**Exercise aim**
Quote every line as written. Omit pictures.

**Material provided**
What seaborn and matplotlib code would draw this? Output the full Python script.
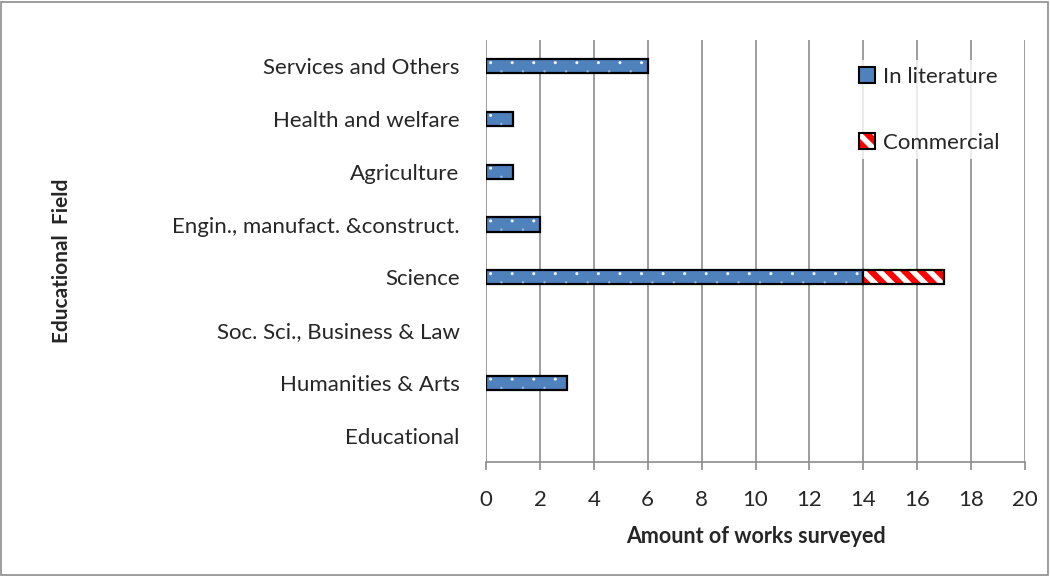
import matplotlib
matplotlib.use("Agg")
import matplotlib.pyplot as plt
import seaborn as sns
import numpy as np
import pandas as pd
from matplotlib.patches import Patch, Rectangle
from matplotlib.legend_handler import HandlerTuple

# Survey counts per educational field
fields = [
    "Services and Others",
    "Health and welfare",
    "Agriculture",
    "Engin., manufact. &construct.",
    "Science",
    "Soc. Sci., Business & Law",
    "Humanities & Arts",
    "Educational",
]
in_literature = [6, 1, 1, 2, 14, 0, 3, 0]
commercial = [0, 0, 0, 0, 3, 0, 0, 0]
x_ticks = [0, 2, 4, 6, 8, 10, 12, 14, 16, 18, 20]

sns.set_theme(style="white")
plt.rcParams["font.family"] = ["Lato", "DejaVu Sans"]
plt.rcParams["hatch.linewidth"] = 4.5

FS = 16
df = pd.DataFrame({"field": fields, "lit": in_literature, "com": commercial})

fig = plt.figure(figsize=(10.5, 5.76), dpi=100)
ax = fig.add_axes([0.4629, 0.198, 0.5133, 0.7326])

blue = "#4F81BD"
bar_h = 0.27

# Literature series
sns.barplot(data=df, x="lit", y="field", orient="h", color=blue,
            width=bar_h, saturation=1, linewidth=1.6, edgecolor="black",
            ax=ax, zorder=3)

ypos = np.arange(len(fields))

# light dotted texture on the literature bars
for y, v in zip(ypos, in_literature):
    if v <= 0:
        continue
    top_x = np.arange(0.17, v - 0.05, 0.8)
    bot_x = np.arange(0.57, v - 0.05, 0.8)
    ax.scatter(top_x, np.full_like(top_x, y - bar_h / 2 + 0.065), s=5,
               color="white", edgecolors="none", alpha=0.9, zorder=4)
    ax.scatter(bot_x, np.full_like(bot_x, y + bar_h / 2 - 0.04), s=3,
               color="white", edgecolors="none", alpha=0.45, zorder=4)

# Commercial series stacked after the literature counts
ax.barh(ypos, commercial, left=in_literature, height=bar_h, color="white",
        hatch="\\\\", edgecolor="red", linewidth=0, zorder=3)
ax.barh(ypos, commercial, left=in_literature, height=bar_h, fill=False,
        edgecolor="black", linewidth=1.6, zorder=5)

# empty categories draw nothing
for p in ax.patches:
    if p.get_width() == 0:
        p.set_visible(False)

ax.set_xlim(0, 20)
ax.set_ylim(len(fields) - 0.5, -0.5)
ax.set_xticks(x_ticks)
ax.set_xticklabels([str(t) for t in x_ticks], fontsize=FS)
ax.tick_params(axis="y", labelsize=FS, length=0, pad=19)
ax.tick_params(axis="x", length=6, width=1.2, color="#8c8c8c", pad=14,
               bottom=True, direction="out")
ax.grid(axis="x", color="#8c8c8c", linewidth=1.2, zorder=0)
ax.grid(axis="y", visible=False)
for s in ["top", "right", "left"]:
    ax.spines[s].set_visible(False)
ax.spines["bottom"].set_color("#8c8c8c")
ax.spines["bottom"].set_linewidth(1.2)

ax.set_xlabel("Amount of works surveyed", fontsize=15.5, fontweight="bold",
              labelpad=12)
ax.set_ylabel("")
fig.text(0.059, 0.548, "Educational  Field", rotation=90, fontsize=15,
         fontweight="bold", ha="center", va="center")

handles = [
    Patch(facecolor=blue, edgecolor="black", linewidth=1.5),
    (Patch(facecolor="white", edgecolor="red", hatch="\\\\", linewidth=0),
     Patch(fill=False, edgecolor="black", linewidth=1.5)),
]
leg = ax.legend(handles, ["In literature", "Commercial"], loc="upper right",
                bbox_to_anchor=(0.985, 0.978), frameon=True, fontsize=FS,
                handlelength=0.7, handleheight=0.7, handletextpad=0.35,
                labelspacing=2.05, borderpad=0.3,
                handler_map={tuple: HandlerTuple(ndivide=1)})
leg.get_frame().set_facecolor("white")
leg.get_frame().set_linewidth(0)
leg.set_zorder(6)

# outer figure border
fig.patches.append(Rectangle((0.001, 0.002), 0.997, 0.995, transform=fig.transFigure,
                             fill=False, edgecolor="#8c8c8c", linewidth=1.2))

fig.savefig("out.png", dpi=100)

**Response for this exercise**
What seaborn and matplotlib code would draw this? Output the full Python script.
import matplotlib
matplotlib.use("Agg")
import matplotlib.pyplot as plt
import seaborn as sns
import numpy as np
import pandas as pd
from matplotlib.patches import Patch, Rectangle
from matplotlib.legend_handler import HandlerTuple

# Survey counts per educational field
fields = [
    "Services and Others",
    "Health and welfare",
    "Agriculture",
    "Engin., manufact. &construct.",
    "Science",
    "Soc. Sci., Business & Law",
    "Humanities & Arts",
    "Educational",
]
in_literature = [6, 1, 1, 2, 14, 0, 3, 0]
commercial = [0, 0, 0, 0, 3, 0, 0, 0]
x_ticks = [0, 2, 4, 6, 8, 10, 12, 14, 16, 18, 20]

sns.set_theme(style="white")
plt.rcParams["font.family"] = ["Lato", "DejaVu Sans"]
plt.rcParams["hatch.linewidth"] = 4.5

FS = 16
df = pd.DataFrame({"field": fields, "lit": in_literature, "com": commercial})

fig = plt.figure(figsize=(10.5, 5.76), dpi=100)
ax = fig.add_axes([0.4629, 0.198, 0.5133, 0.7326])

blue = "#4F81BD"
bar_h = 0.27

# Literature series
sns.barplot(data=df, x="lit", y="field", orient="h", color=blue,
            width=bar_h, saturation=1, linewidth=1.6, edgecolor="black",
            ax=ax, zorder=3)

ypos = np.arange(len(fields))

# light dotted texture on the literature bars
for y, v in zip(ypos, in_literature):
    if v <= 0:
        continue
    top_x = np.arange(0.17, v - 0.05, 0.8)
    bot_x = np.arange(0.57, v - 0.05, 0.8)
    ax.scatter(top_x, np.full_like(top_x, y - bar_h / 2 + 0.065), s=5,
               color="white", edgecolors="none", alpha=0.9, zorder=4)
    ax.scatter(bot_x, np.full_like(bot_x, y + bar_h / 2 - 0.04), s=3,
               color="white", edgecolors="none", alpha=0.45, zorder=4)

# Commercial series stacked after the literature counts
ax.barh(ypos, commercial, left=in_literature, height=bar_h, color="white",
        hatch="\\\\", edgecolor="red", linewidth=0, zorder=3)
ax.barh(ypos, commercial, left=in_literature, height=bar_h, fill=False,
        edgecolor="black", linewidth=1.6, zorder=5)

# empty categories draw nothing
for p in ax.patches:
    if p.get_width() == 0:
        p.set_visible(False)

ax.set_xlim(0, 20)
ax.set_ylim(len(fields) - 0.5, -0.5)
ax.set_xticks(x_ticks)
ax.set_xticklabels([str(t) for t in x_ticks], fontsize=FS)
ax.tick_params(axis="y", labelsize=FS, length=0, pad=19)
ax.tick_params(axis="x", length=6, width=1.2, color="#8c8c8c", pad=14,
               bottom=True, direction="out")
ax.grid(axis="x", color="#8c8c8c", linewidth=1.2, zorder=0)
ax.grid(axis="y", visible=False)
for s in ["top", "right", "left"]:
    ax.spines[s].set_visible(False)
ax.spines["bottom"].set_color("#8c8c8c")
ax.spines["bottom"].set_linewidth(1.2)

ax.set_xlabel("Amount of works surveyed", fontsize=15.5, fontweight="bold",
              labelpad=12)
ax.set_ylabel("")
fig.text(0.059, 0.548, "Educational  Field", rotation=90, fontsize=15,
         fontweight="bold", ha="center", va="center")

handles = [
    Patch(facecolor=blue, edgecolor="black", linewidth=1.5),
    (Patch(facecolor="white", edgecolor="red", hatch="\\\\", linewidth=0),
     Patch(fill=False, edgecolor="black", linewidth=1.5)),
]
leg = ax.legend(handles, ["In literature", "Commercial"], loc="upper right",
                bbox_to_anchor=(0.985, 0.978), frameon=True, fontsize=FS,
                handlelength=0.7, handleheight=0.7, handletextpad=0.35,
                labelspacing=2.05, borderpad=0.3,
                handler_map={tuple: HandlerTuple(ndivide=1)})
leg.get_frame().set_facecolor("white")
leg.get_frame().set_linewidth(0)
leg.set_zorder(6)

# outer figure border
fig.patches.append(Rectangle((0.001, 0.002), 0.997, 0.995, transform=fig.transFigure,
                             fill=False, edgecolor="#8c8c8c", linewidth=1.2))

fig.savefig("out.png", dpi=100)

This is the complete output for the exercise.